Parallelism and Performance

With the introduction of free-threaded Python, the use of multi-threading will become undoubtedly common.

When we started SPDL, we thought multi-threading would solve all the data loading inefficiency. However, we encountered a case where simply applying multi-threading (while properly releasing the GIL) degradated the performance. We would like to share our experience and thoughts for parallelism and performance.

Note

To learn about the use of different parallelism with SPDL, please refer to the Parallelism.

Pipeline Speed

The following plot shows the training QPS (inverse of step time) of the pipeline.

  • baseline is the original implementation, which is based on TorchData’s StatefulDataLaoder.

  • headspace is the upper limit obtained by using CacheDataLoader. (See Headspace Analysis.)

  • mt is the solution based on simple multi-threading.

  • mtp is the optimized solution, where the pipeline (multi-threaded) is executed in subprocess.

The baseline can process around 2.4 batches per second. The headspace analysis suggests the maximum performance we can get is around 4.2.

This suggests that there is enough space for data loading improvement, so we tried SPDL with multithreading. To our surprise, the speed dropped to 1.2 batches per second.

Inconsistent Performance

What confused us was that the other performance metrics from model part were not consistent with the overall performance drop. The following plots are the average time for backward path and optimizer step.
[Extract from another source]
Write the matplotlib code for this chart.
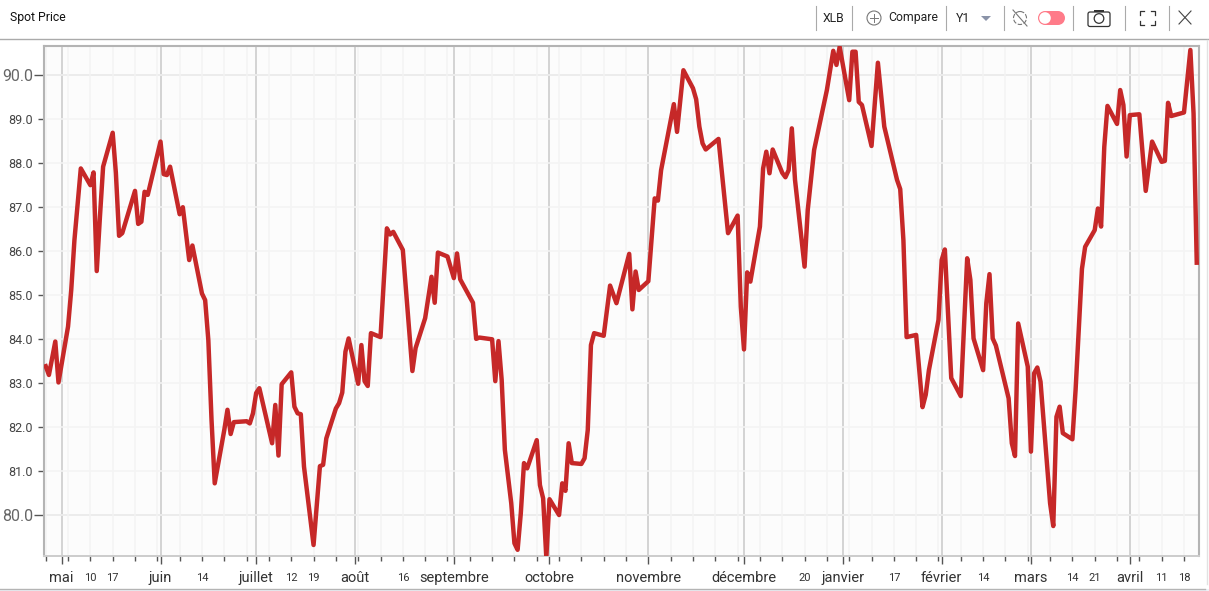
import matplotlib
matplotlib.use("Agg")
import matplotlib.pyplot as plt
import pandas as pd
from matplotlib.patches import Circle, FancyBboxPatch, Polygon, Rectangle

plt.rcParams["font.family"] = ["Roboto", "DejaVu Sans"]

# days since 1 May 2021 and XLB spot price
days = [-5, -4, -2, -1, 2, 3, 4, 6, 9, 10, 11, 12, 13, 16, 17, 18, 19, 23, 24, 25, 26, 27,
        31, 32, 33, 34, 37, 38, 40, 41, 44, 45, 46, 47, 48, 51, 52, 53, 54, 58, 59, 60, 61, 62,
        66, 67, 68, 69, 72, 73, 74, 75, 76, 79, 81, 82, 83, 86, 87, 88, 89, 90, 93, 94, 95, 96, 97,
        100, 102, 103, 104, 107, 110, 111, 114, 116, 117, 118, 121, 123, 124, 125, 129, 130, 131,
        135, 136, 137, 138, 139, 141, 142, 143, 144, 145, 146, 149, 150, 151, 152, 153,
        156, 157, 158, 159, 160, 163, 164, 165, 166, 167, 170, 172, 174, 178, 179, 180, 181,
        184, 186, 187, 188, 192, 193, 195, 198, 199, 200, 201, 202, 206, 209, 212, 213, 214, 215, 216,
        219, 220, 221, 222, 223, 226, 227, 228, 229, 230, 233, 234, 236, 240, 242, 243, 244,
        247, 248, 249, 250, 251, 254, 256, 258, 262, 263, 264, 265, 268, 270, 271, 272,
        275, 276, 277, 279, 282, 284, 285, 286, 289, 290, 291, 292, 293, 297, 298, 299, 300,
        303, 304, 305, 306, 307, 310, 311, 312, 313, 314, 317, 318, 320, 321, 324, 325, 326, 327, 328,
        331, 332, 333, 334, 335, 338, 340, 342, 345, 346, 347, 348, 352, 354, 355, 356]
prices = [83.39, 83.19, 83.95, 83.02, 84.29, 85.12, 86.25, 87.88, 87.50, 87.79, 85.55, 86.78, 87.92,
          88.69, 87.78, 86.35, 86.41, 87.37, 86.62, 86.67, 87.35, 87.28,
          88.49, 87.75, 87.73, 87.92, 86.84, 87.00, 85.80, 86.13, 85.04, 84.89, 83.98, 82.17, 80.73,
          81.94, 82.40, 81.85, 82.12, 82.14, 82.09, 82.32, 82.78, 82.89,
          81.64, 82.51, 81.36, 82.98, 83.25, 82.47, 82.32, 82.30, 81.11, 79.33, 81.12, 81.15, 81.75,
          82.43, 82.55, 82.79, 83.72, 84.02, 82.99, 83.87, 83.05, 82.94, 84.14,
          84.05, 86.52, 86.38, 86.44, 86.03, 83.28, 83.80, 84.48, 85.42, 84.83, 85.97, 85.88,
          85.39, 85.95, 85.36, 84.83, 84.01, 84.04,
          84.00, 83.05, 83.96, 83.08, 81.49, 80.28, 79.37, 79.22, 80.05, 81.19, 81.07,
          81.71, 80.69, 80.39, 79.05, 80.37,
          80.01, 80.73, 80.56, 81.64, 81.19, 81.17, 81.30, 81.94, 83.87, 84.14,
          84.08, 85.22, 84.82, 85.94, 84.68, 85.54, 85.12,
          85.32, 87.20, 87.15, 87.84, 89.34, 88.71, 90.11, 89.70, 89.45, 88.83, 88.45, 88.31,
          88.55, 86.41, 86.81, 84.74, 83.77, 85.52, 85.31,
          86.56, 87.88, 88.26, 87.77, 88.31, 87.78, 87.68, 87.84, 88.79, 87.62,
          85.65, 86.94, 88.30, 89.66, 90.55, 90.23, 90.64,
          89.43, 90.53, 90.53, 89.39, 89.32, 88.39, 90.28, 88.83, 87.62, 87.41, 86.25, 84.05,
          84.10, 82.46, 82.74, 83.30,
          84.44, 85.80, 86.04, 83.12, 82.71, 85.84, 85.35, 84.02, 83.30, 84.82, 85.48, 84.02, 83.86,
          82.66, 81.64, 81.35, 84.36,
          83.38, 81.45, 83.23, 83.36, 83.04, 80.28, 79.76, 82.24, 82.47, 81.87, 81.73, 82.85,
          85.60, 86.10, 86.48, 86.97, 86.56, 88.37, 89.30,
          88.89, 89.66, 89.32, 88.15, 89.09, 89.11, 87.37, 88.49, 88.03, 88.05, 89.37, 89.07,
          89.15, 90.57, 89.13, 85.74]

month_starts = ["2021-05-01", "2021-06-01", "2021-07-01", "2021-08-01", "2021-09-01", "2021-10-01",
                "2021-11-01", "2021-12-01", "2022-01-01", "2022-02-01", "2022-03-01", "2022-04-01"]
month_names = ["mai", "juin", "juillet", "août", "septembre", "octobre",
               "novembre", "décembre", "janvier", "février", "mars", "avril"]
monday_labels = {"2021-05-10": "10", "2021-05-17": "17", "2021-06-14": "14", "2021-07-12": "12",
                 "2021-07-19": "19", "2021-08-16": "16", "2021-12-20": "20", "2022-01-17": "17",
                 "2022-02-14": "14", "2022-03-14": "14", "2022-03-21": "21", "2022-04-11": "11",
                 "2022-04-18": "18"}
y_ticks = [80, 81, 82, 83, 84, 85, 86, 87, 88, 89, 90]

W, H = 1209, 591
fig = plt.figure(figsize=(W / 100, H / 100), dpi=100, facecolor="white")

# chart area
ax = fig.add_axes([44 / W, 1 - 556 / H, (1199 - 44) / W, (556 - 46) / H])
ax.set_facecolor("#fcfcfc")

dates = pd.Timestamp("2021-05-01") + pd.to_timedelta(days, unit="D")
ax.plot(dates, prices, color="#c62828", lw=3.2, solid_joinstyle="round", zorder=5)

ax.set_xlim(pd.Timestamp("2021-04-25 11:00"), pd.Timestamp("2022-04-22 17:00"))
ax.set_ylim(79.08, 90.66)

# monthly ticks are the major ones, weekly mondays the minor ones
mondays = pd.date_range("2021-04-26", "2022-04-18", freq="7D")
month_dates = pd.to_datetime(month_starts)
ax.set_xticks(month_dates)
ax.set_xticklabels(month_names, fontsize=10.5, color="#333333")
ax.set_xticks(mondays, minor=True)
ax.set_xticklabels([monday_labels.get(d.strftime("%Y-%m-%d"), "") for d in mondays], minor=True,
                   fontsize=8, color="#333333")
ax.tick_params(axis="x", which="major", length=6, width=1, color="#555555", pad=4.5)
ax.tick_params(axis="x", which="minor", length=3.5, width=1, color="#555555", pad=8.5)
ax.grid(True, axis="x", which="major", color="#cccccc", lw=1.2, zorder=1)
ax.grid(True, axis="x", which="minor", color="#f3f3f3", lw=1.1, zorder=0)

ax.set_yticks(y_ticks)
ax.set_yticklabels([f"{v:.1f}" for v in y_ticks], fontsize=9, color="#444444")
ax.tick_params(axis="y", length=4, width=1, color="#555555", pad=4)
ax.grid(True, axis="y", color="#f4f4f4", lw=1.1, zorder=0)
for v in [80, 90]:
    ax.axhline(v, color="#cccccc", lw=1.2, zorder=1)
    i = y_ticks.index(v)
    ax.yaxis.get_major_ticks()[i].label1.set_fontsize(11.5)
    ax.yaxis.get_major_ticks()[i].label1.set_color("#666666")
    ax.yaxis.get_major_ticks()[i].tick1line.set_markersize(7)

for side in ["left", "top", "right"]:
    ax.spines[side].set_color("#b4b4b4")
    ax.spines[side].set_linewidth(1.5)
ax.spines["bottom"].set_color("#cccccc")
ax.spines["bottom"].set_linewidth(1.4)

# toolbar and window frame, in pixel coordinates
ui = fig.add_axes([0, 0, 1, 1], zorder=10)
ui.set_xlim(0, W)
ui.set_ylim(H, 0)
ui.axis("off")
ui.patch.set_alpha(0)

ui.plot([0, W], [39, 39], color="#aaaaaa", lw=1)
ui.plot([0, 1205], [588.5, 588.5], color="#b4b4b4", lw=1)
ui.add_patch(Rectangle((0, 589), W, 2, color="#eef0f6", lw=0))
ui.plot([1207, 1207], [40, 584], color="#e2e2e2", lw=1)

ui.text(10, 18, "Spot Price", fontsize=8.8, color="#111111", va="center", ha="left")
ui.text(833.5, 18, "XLB", fontsize=8.8, color="#222222", va="center", ha="center")
ui.text(913, 18, "Compare", fontsize=8.8, color="#222222", va="center", ha="center")
ui.text(963, 18, "Y1", fontsize=8.8, color="#222222", va="center", ha="center")

for x in [815.5, 852, 946, 1004, 1073, 1125, 1169]:
    ui.plot([x, x], [6, 30], color="#aaaaaa", lw=0.8)

# compare icon
ui.add_patch(Circle((874, 18), 7, fill=False, ec="#777777", lw=0.8))
ui.plot([870, 878], [18, 18], color="#777777", lw=0.7)
ui.plot([874, 874], [14, 22], color="#777777", lw=0.7)
# dropdown arrow
ui.add_patch(Polygon([[981, 16], [991, 16], [986, 21]], color="#8a93a8", lw=0))
# sync icon
ui.add_patch(Circle((1020, 18), 6.5, fill=False, ec="#777777", lw=0.8, ls=(0, (4, 1.5))))
ui.plot([1013, 1027], [10, 26], color="#777777", lw=0.8)
# toggle
ui.add_patch(Rectangle((1045, 11), 13, 14, fc="#ff7b89", ec="none"))
ui.add_patch(Circle((1045, 18), 7, fc="#ff7b89", ec="none"))
ui.add_patch(Circle((1058, 18), 7, fc="#ff7b89", ec="none"))
ui.add_patch(Circle((1045, 18), 5.8, fc="white", ec="none"))
# camera
ui.add_patch(FancyBboxPatch((1088, 12), 22, 14.5, boxstyle="round,pad=0,rounding_size=2", fill=False,
                            ec="#333333", lw=0.9))
ui.add_patch(Rectangle((1094, 9.5), 10, 2.5, fc="#333333", ec="none"))
ui.add_patch(Circle((1099, 18.5), 4.8, fill=False, ec="#333333", lw=0.9))
# fullscreen corners
for cx, sx in [(1139.5, 1), (1154.5, -1)]:
    for cy, sy in [(10.5, 1), (25, -1)]:
        ui.plot([cx + sx * 4, cx, cx], [cy, cy, cy + sy * 4], color="#333333", lw=0.9)
# close
ui.plot([1179, 1191], [11, 24], color="#444444", lw=0.8)
ui.plot([1179, 1191], [24, 11], color="#444444", lw=0.8)

fig.savefig("out.png", dpi=100, facecolor="white")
We did not make any change to model architecture or loss, when we swapped the data loader. The backward path and the optimizer step appear to be faster than the baseline. However, since mt run is overall slower, this suggests that other model computation part is slower for mt run. (We do not have breakdown for forward path.) We can also see that the mt run shows spiky behavior than the others.

Noisy Neighbour and multiprocessing

After many failed attempt of resolving this, we suspected this could be due to the Noisy Neighbour, even though the CPU utilization of mt run is a little above 20%, whereas the baseline run uses more than 60%. (PyTorch DataLoader uses multiprocessing in very inefficient manner.)

The core issue of the noisy neighbour is that CPU cannot launch the GPU kernel at timely manner. The CPU task scheduling is handled by the OS, and there is a great deal in this topic, but what we can do with a little bit of effort was to move the pipeline parallelism out of the main process and execute it in a dedicated subprocess.

The following figure illustrates this.

../_images/parallelism_architecture.png

It turned out that this multi-threading in subprocess (mtp) is highly effective. It consumed a little bit more CPU resource (~26%) than simple mt (~20%), but it was faster, and no spiky behaviour was observed.